Nithyakalyani Narayanan. V
On September 5th, the Kerala High Court held that watching pornography in private without exhibiting it to others is not an offence.
Justice PV Kunhikrishnan held that such an act cannot be declared an offence it is the private choice of a citizen. He further explained that interference with the same would amount to intrusion of the person’s privacy- “The question to be decided in this case is whether a person watching a porn video in his private time without exhibiting it to others amounts to an offence? A court of law cannot declare that the same amounts to an offence for the simple reason that it is his private choice and interference with the same amounts to an intrusion of his privacy,” the Court said in its judgment.

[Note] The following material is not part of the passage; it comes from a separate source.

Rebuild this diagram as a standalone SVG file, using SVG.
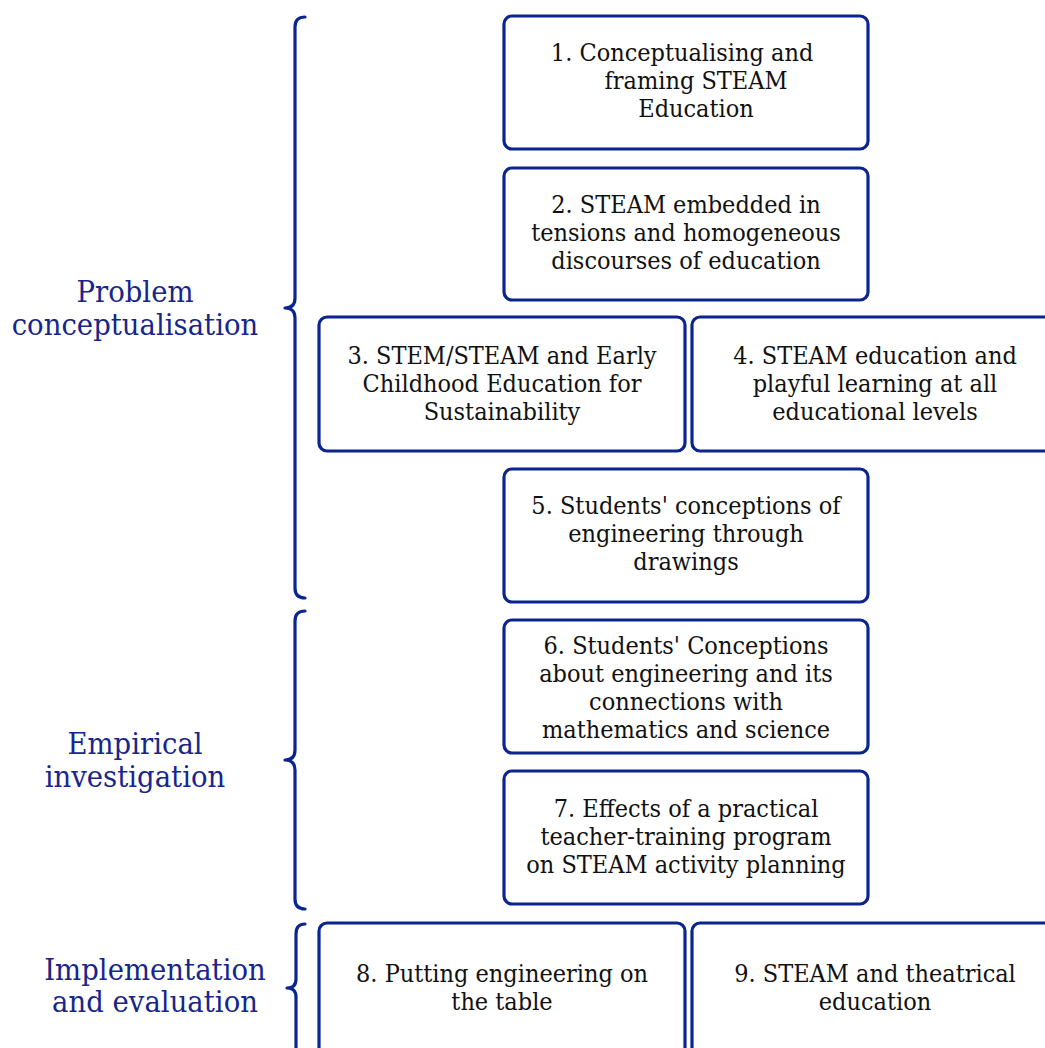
<svg xmlns="http://www.w3.org/2000/svg" width="1045" height="1048" viewBox="0 0 1045 1048">
  <style>
    .box { fill: #ffffff; stroke: #0b2590; stroke-width: 3.2; }
    .brace { fill: none; stroke: #0b2590; stroke-width: 3.2; stroke-linecap: round; stroke-linejoin: round; }
    .t { font-family: "DejaVu Serif", "Liberation Serif", serif; font-size: 25px; fill: #111111; text-anchor: middle; }
    .lbl { font-family: "DejaVu Serif", "Liberation Serif", serif; font-size: 29px; fill: #17268c; text-anchor: middle; }
  </style>
  <rect width="1045" height="1048" fill="#ffffff"/>

  <!-- phase braces -->
  <g id="connectors">
    <path class="brace" d="M305,17 Q295,17 295,27 L295,298 Q295,308 285,308 Q295,308 295,318 L295,588 Q295,598 305,598"/>
    <path class="brace" d="M305,611 Q295,611 295,621 L295,750 Q295,760 285,760 Q295,760 295,770 L295,899 Q295,909 305,909"/>
    <path class="brace" d="M305,924 Q296,924 296,934 L296,979 Q296,988 287,988 Q296,988 296,997 L296,1060"/>
  </g>

  <!-- phase labels -->
  <g id="label-problem">
    <text class="lbl" transform="translate(135,0) scale(0.95,1)"><tspan x="0" y="302">Problem</tspan><tspan x="0" y="335">conceptualisation</tspan></text>
  </g>
  <g id="label-empirical">
    <text class="lbl" transform="translate(135,0) scale(0.95,1)"><tspan x="0" y="754">Empirical</tspan><tspan x="0" y="787">investigation</tspan></text>
  </g>
  <g id="label-implementation">
    <text class="lbl" transform="translate(155,0) scale(0.95,1)"><tspan x="0" y="980">Implementation</tspan><tspan x="0" y="1012">and evaluation</tspan></text>
  </g>

  <!-- study boxes -->
  <g id="node-1">
    <rect class="box" x="504" y="16" width="364" height="133" rx="8"/>
    <text class="t" transform="translate(686,0) scale(0.9,1)"><tspan x="-4.4" y="61.5">1. Conceptualising and</tspan><tspan x="11.1" y="89.5">framing STEAM</tspan><tspan x="11.1" y="117">Education</tspan></text>
  </g>
  <g id="node-2">
    <rect class="box" x="504" y="168" width="364" height="132" rx="8"/>
    <text class="t" transform="translate(686,0) scale(0.9,1)"><tspan x="0" y="213">2. STEAM embedded in</tspan><tspan x="0" y="241">tensions and homogeneous</tspan><tspan x="0" y="269">discourses of education</tspan></text>
  </g>
  <g id="node-3">
    <rect class="box" x="319" y="317" width="366" height="134" rx="8"/>
    <text class="t" transform="translate(502,0) scale(0.9,1)"><tspan x="0" y="364">3. STEM/STEAM and Early</tspan><tspan x="0" y="392">Childhood Education for</tspan><tspan x="0" y="420">Sustainability</tspan></text>
  </g>
  <g id="node-4">
    <rect class="box" x="692" y="317" width="366" height="134" rx="8"/>
    <text class="t" transform="translate(875,0) scale(0.9,1)"><tspan x="0" y="364">4. STEAM education and</tspan><tspan x="0" y="392">playful learning at all</tspan><tspan x="0" y="420">educational levels</tspan></text>
  </g>
  <g id="node-5">
    <rect class="box" x="504" y="469" width="364" height="133" rx="8"/>
    <text class="t" transform="translate(686,0) scale(0.9,1)"><tspan x="0" y="514">5. Students' conceptions of</tspan><tspan x="0" y="542">engineering through</tspan><tspan x="0" y="570">drawings</tspan></text>
  </g>
  <g id="node-6">
    <rect class="box" x="504" y="620" width="364" height="133" rx="8"/>
    <text class="t" transform="translate(686,0) scale(0.9,1)"><tspan x="0" y="654">6. Students' Conceptions</tspan><tspan x="0" y="682">about engineering and its</tspan><tspan x="0" y="710">connections with</tspan><tspan x="0" y="738">mathematics and science</tspan></text>
  </g>
  <g id="node-7">
    <rect class="box" x="504" y="771" width="364" height="133" rx="8"/>
    <text class="t" transform="translate(686,0) scale(0.9,1)"><tspan x="0" y="817">7. Effects of a practical</tspan><tspan x="0" y="845">teacher-training program</tspan><tspan x="0" y="873">on STEAM activity planning</tspan></text>
  </g>
  <g id="node-8">
    <rect class="box" x="319" y="923" width="366" height="140" rx="8"/>
    <text class="t" transform="translate(502,0) scale(0.9,1)"><tspan x="0" y="982">8. Putting engineering on</tspan><tspan x="0" y="1010">the table</tspan></text>
  </g>
  <g id="node-9">
    <rect class="box" x="692" y="923" width="366" height="140" rx="8"/>
    <text class="t" transform="translate(875,0) scale(0.9,1)"><tspan x="0" y="982">9. STEAM and theatrical</tspan><tspan x="0" y="1010">education</tspan></text>
  </g>
</svg>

The single-judge bench observed that seeing an obscene photo in private cannot be an offence under Section 292 of the Indian Penal Code which penalises sale, distribution and display of obscene books and objects – “I am of the considered opinion that, watching of an obscene photo by a person in his privacy by itself is not an offence under Section 292 IPC. Similarly, watching of an obscene video by a person from a mobile phone in his privacy is also not an offence under Section 292 IPC. If the accused is trying to circulate or distribute or publicly exhibits any obscene video or photos, then alone the offence under Section 292 IPC is attracted.“
The case dealt with a man who was arrested under IPC Section 292 for watching obscene videos on his mobile phone as he was standing on the side of a road. The prosecution case was that the complainant had seen the accused watching indecent videos on his mobile phone.
The petitioner argued that even if all the allegations against him were accepted to be true, the offence under Section 292 would not be established.
The Bench detailed that to attract an offence under Section 292 IPC, “there must be evidence to show that the accused sells, lets to hire, distributes, publicly exhibits or in any manner puts into circulation, or for purposes of sale, hire, distribution, public exhibition or circulation, makes, produces or has in his possession any obscene book, pamphlet, paper, drawing, painting, representation or figure or any other obscene object whatsoever.“
The court further held that pornography has existed for centuries and it is only that the internet has made it more accessible these days- “Pornography has been in practice for centuries. The new digital age has made it more accessible than ever before and it is available even to children and adults at their fingertips.”
The Bench also said that sex was designed by God to be something to be had between a man and a woman within marriage. It was immediately clarified that consensual sex between a man and a woman is not an offence in India and that courts need not interfere with the same -“But God designed sexuality as something for a man and a woman within marriage. It is not only a lust but also a matter of love and for having children too. But a male and female who have attained majority, doing sex with consent is not an offence. Consensual sex between a man and woman is not an offence in our country, if it is within their privacy. A court of law need not recognise consensual sex or watching of a porn video in privacy because these are within the domain of the will of society and the decision of legislature. The duty of the court is only to find out whether it amounts to an offence the judgment said.
The Court warned parents to be aware of the consequences of children watching porn irrespective of the fact that it is not an offence- “If minor children start to watch porn videos, which are now accessible in all mobile phones, there will be far reaching consequences. The innocent parents will (give) mobile phones to their minor children to make them happy… Let the children watch informative news and videos from the mobile phones of their parents in their presence. Parents should never hand over mobile phones to minor children to make them happy and thereafter complete their daily routine works in their house allowing unsupervised use of mobile phones by children”, the judge said in the judgment.
Justice Kunhikrishnan observed that children need to be nurtured with home food and encouraged to play- “Let the children play cricket or football or other games they like during their leisure time. That is necessary for a healthy young generation who are to become the beacons of hope of our nation in the future….I leave it there to the wisdom of the parents of minor children of this society.”
The High Court proceeded to quash the case.